Viewing video on the Web is popular. This article introduces Webcasts, and gives advice on how to get around some of the problems you might encounter when viewing them.
In its early days, the World Wide Web was a static, almost lifeless place.
You only had text and graphics, with the occasional bit of animation thrown in
for good measure. Then, someone came up with the bright idea to add video to
the mix. The only problem was that you generally had to download each video you
wanted, and play it offline. This took longer than the video’s running time,
and the whole process was an overall disappointment.
But you no longer need to wait for video to download before watching it,
although you still can if you want to. Today, you can view rich visual content
through for webcasting. Webcasting is the use of the Web to broadcast
video, whether pre-recorded or as an event is happening. The video you see is
as varied as the people producing it, and can range from the nightly news to
live feeds from a film festival or press conference.
How It Works
Webcasting differs from the traditional click-and-download that you’re used
to. It relies on push technology. Push technology sends (“pushes”)

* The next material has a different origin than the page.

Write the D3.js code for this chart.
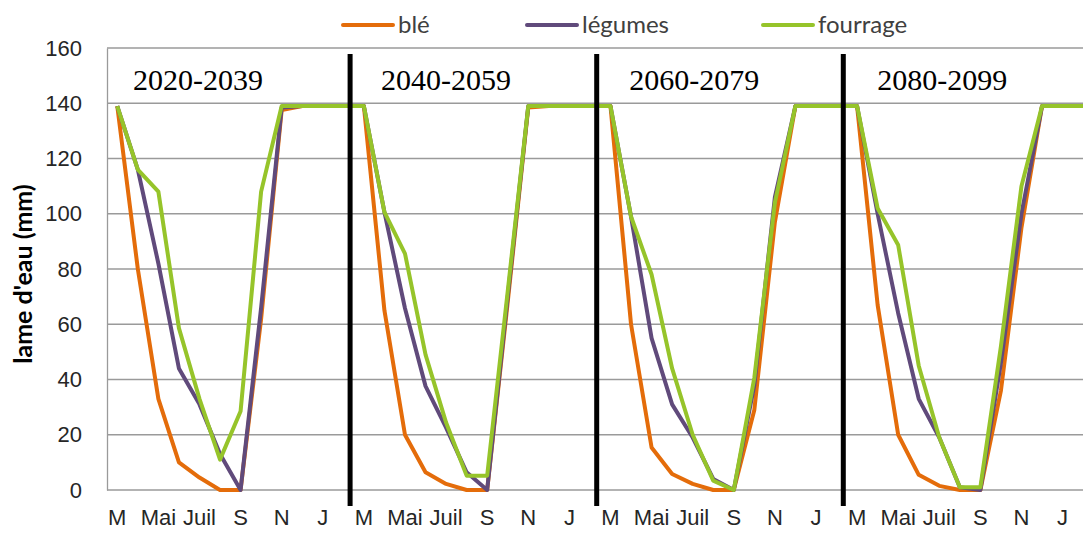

content to your Web browser when you click a link. It’s sort of like changing
channels on a TV. The information is there, and is waiting for you to tune into
the right station to view it.
What gives a Webcast its flexibility is the ability to stream
information. Streaming sends data so that your computer can deal with it in a
stable, continuous flow. Unlike downloading, streaming starts playing Webcast
before all of it reaches you. It's the next best thing to viewing content in
The only drawback of streaming is that your computer must be able to gather
the information and present it to you as it arrives. If it can’t, the computer
and the software you’re using to view the Webcast must be able to buffer
the video. Buffering saves the data you haven’t viewed in memory until your
viewing software catches up with the video stream.